This is a big question for you and you really need to consult an attorney.
Don't try to figure this out by yourself! Real Estate Agents cannot give legal advice you really need an attorney for this!
First step is to identify whether or not the loan(s) on your home are recourse or non-recourse loan. If they were loans for your initial purchase then they are most likely NON-recourse loans. If you refinanced or borrowed more money after the purchase, then they are most likely recourse loans. Meaning that the lender can pursue the debt.
However, I would recommend sitting down with a real estate attorney because California law provides some gray areas regarding this exact issue. The consultation with a lawyer that allowed you to strike this paragraph may very well be worth it.
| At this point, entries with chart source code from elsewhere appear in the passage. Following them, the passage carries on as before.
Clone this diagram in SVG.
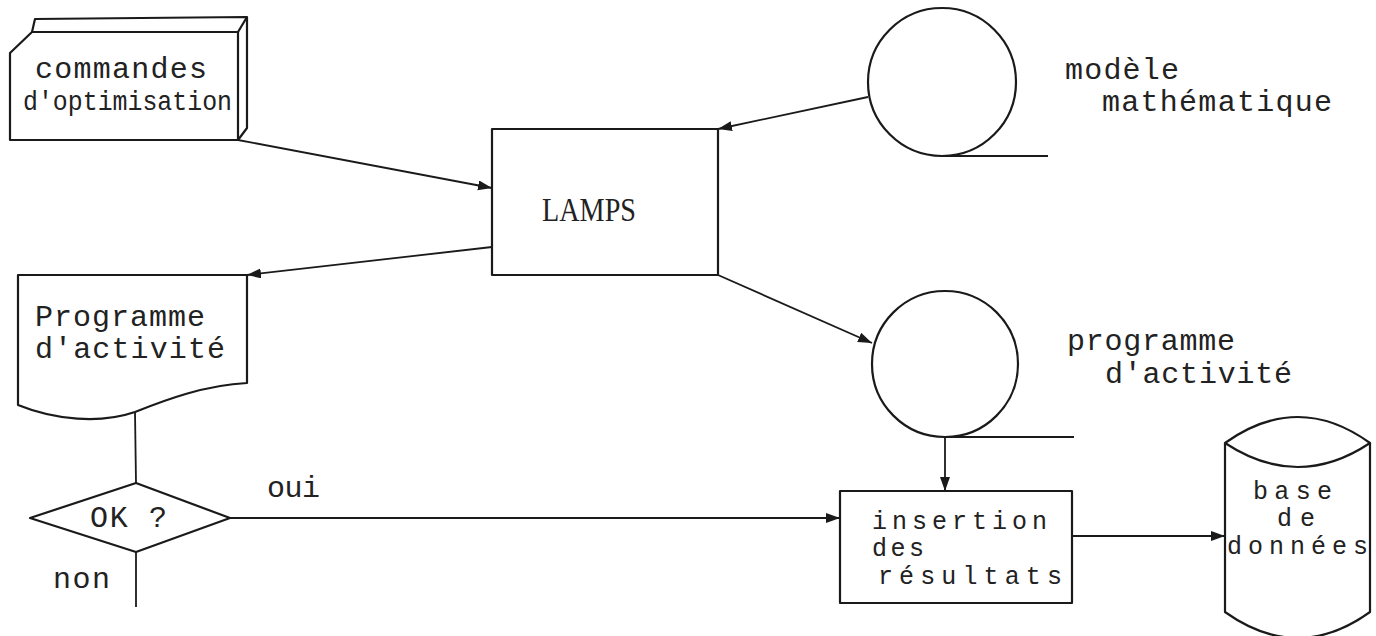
<svg xmlns="http://www.w3.org/2000/svg" width="1376" height="636" viewBox="0 0 1376 636">
<style>
.shape{fill:none;stroke:#1a1a1a;stroke-width:2.2;stroke-linejoin:round}
.conn{fill:none;stroke:#1a1a1a;stroke-width:1.8}
.t{font-family:"Liberation Mono","DejaVu Sans Mono",monospace;font-size:30px;fill:#222}
.u{font-family:"Liberation Mono","DejaVu Sans Mono",monospace;font-size:27px;fill:#222}
.v{font-family:"Liberation Mono","DejaVu Sans Mono",monospace;font-size:25px;fill:#222}
.s{font-family:"Liberation Serif","Times New Roman",serif;font-size:33px;fill:#222}
</style>
<defs>
<marker id="ah" markerUnits="userSpaceOnUse" markerWidth="15" markerHeight="11" refX="14" refY="5" orient="auto">
<path d="M0,0 L14,5 L0,10 Z" fill="#1a1a1a"/>
</marker>
</defs>
<rect width="1376" height="636" fill="#ffffff"/>

<g id="commandes">
<path class="shape" d="M10,53 L32,32 L238,32 L238,140 L10,140 Z"/>
<path class="shape" d="M32,32 L35,19 L247,17 L238,32"/>
<path class="shape" d="M247,17 L247,128 L238,140"/>
<text class="t" x="35" y="78" textLength="172" lengthAdjust="spacing">commandes</text>
<text class="u" x="23" y="110" textLength="209" lengthAdjust="spacingAndGlyphs">d'optimisation</text>
</g>

<g id="modele">
<circle class="shape" cx="942" cy="82" r="74"/>
<line class="shape" x1="942" y1="156" x2="1048" y2="156"/>
<text class="t" x="1065" y="79" textLength="114" lengthAdjust="spacing">modèle</text>
<text class="t" x="1102" y="111" textLength="230" lengthAdjust="spacing">mathématique</text>
</g>

<g id="lamps">
<rect class="shape" x="492" y="129" width="226" height="146"/>
<text class="s" x="542" y="221" textLength="94" lengthAdjust="spacingAndGlyphs">LAMPS</text>
</g>

<g id="programme-doc">
<path class="shape" d="M18,275 L247,275 L247,383 C205,385 165,400 135,412 C100,424 55,420 18,405 Z"/>
<text class="t" x="35" y="326" textLength="170" lengthAdjust="spacing">Programme</text>
<text class="t" x="35" y="358" textLength="190" lengthAdjust="spacing">d'activité</text>
</g>

<g id="ok">
<path class="shape" d="M30,518 L136,483 L230,518 L136,552 Z"/>
<text class="t" x="90" y="527" textLength="77" lengthAdjust="spacing">OK ?</text>
</g>

<g id="programme-file">
<circle class="shape" cx="945" cy="364" r="73"/>
<line class="shape" x1="945" y1="437" x2="1074" y2="437"/>
<text class="t" x="1067" y="350" textLength="168" lengthAdjust="spacing">programme</text>
<text class="t" x="1105" y="383" textLength="187" lengthAdjust="spacing">d'activité</text>
</g>

<g id="insertion">
<rect class="shape" x="840" y="491" width="232" height="112"/>
<text class="v" x="872" y="529" textLength="175" lengthAdjust="spacing">insertion</text>
<text class="v" x="872" y="556" textLength="52" lengthAdjust="spacing">des</text>
<text class="v" x="878" y="584" textLength="184" lengthAdjust="spacing">résultats</text>
</g>

<g id="base">
<path class="shape" d="M1225,443 Q1298,391 1370,443 Q1298,491 1225,443 Z"/>
<path class="shape" d="M1225,443 L1225,612 Q1298,664 1370,612 L1370,443"/>
<text class="v" x="1253" y="499" textLength="79" lengthAdjust="spacing">base</text>
<text class="v" x="1277" y="526" textLength="38" lengthAdjust="spacing">de</text>
<text class="v" x="1227" y="554" textLength="141" lengthAdjust="spacing">données</text>
</g>

<g id="connectors">
<line class="conn" x1="238" y1="140" x2="492" y2="188" marker-end="url(#ah)"/>
<line class="conn" x1="868" y1="97" x2="718" y2="129" marker-end="url(#ah)"/>
<line class="conn" x1="492" y1="247" x2="247" y2="275" marker-end="url(#ah)"/>
<line class="conn" x1="718" y1="275" x2="872" y2="343" marker-end="url(#ah)"/>
<line class="conn" x1="945" y1="437" x2="945" y2="491" marker-end="url(#ah)"/>
<line class="conn" x1="230" y1="518" x2="840" y2="518" marker-end="url(#ah)"/>
<line class="conn" x1="1072" y1="536" x2="1225" y2="536" marker-end="url(#ah)"/>
<line class="conn" x1="135" y1="412" x2="136" y2="483"/>
<line class="conn" x1="136" y1="552" x2="136" y2="607"/>
<text class="t" x="267" y="497" textLength="53" lengthAdjust="spacing">oui</text>
<text class="t" x="53" y="588" textLength="57" lengthAdjust="spacing">non</text>
</g>
</svg>
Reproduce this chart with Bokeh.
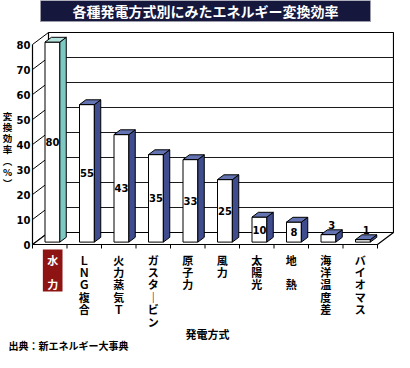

The following link provided this information:
2. If the borrower takes a loan for purposes other than the purchase of a property, and he later defaults on the loan, the lender must first foreclose upon the property to satisfy the debt, but can thereafter obtain a deficiency judgment for the balance of the loan. But any such deficiency can be recovered only if the lender uses a judicial foreclosure rather than a private sale. If the lender pursues a judicial foreclosure, the borrower will have the redemption right to buy the property from the purchaser at the foreclosure sale. If the lender uses a private sale, it cannot obtain a deficiency, nor can the borrower redeem the property after the sale. If the lender tries to circumvent all of this, it might find itself barred under the one-action rule from recovering any part of the debt from the borrower, or at best its secured debt will become an unsecured one.
Secondly, in CA if you had a 1st & a 2nd mortgage to PURCHASE a home, then they fall under the category of "non-recourse" loans and should not be subject to deficiency judgement. However, it is difficult to assess the situation without seeing your paperwork. Your short sale expert/negotiator/realtor should be able to negotiate the verbiage on the approval letter, given that it is a non-recourse loan. Many banks send out letters with standard verbiage instead of personalizing it to fit the individual state's laws.
Thirdly, none of us, as realtors, can give you advise as to whether or not you should accept their terms. We aren't lawyers or CPAs and you really need an advisor with that specific expertise to guide you. Best of Luck!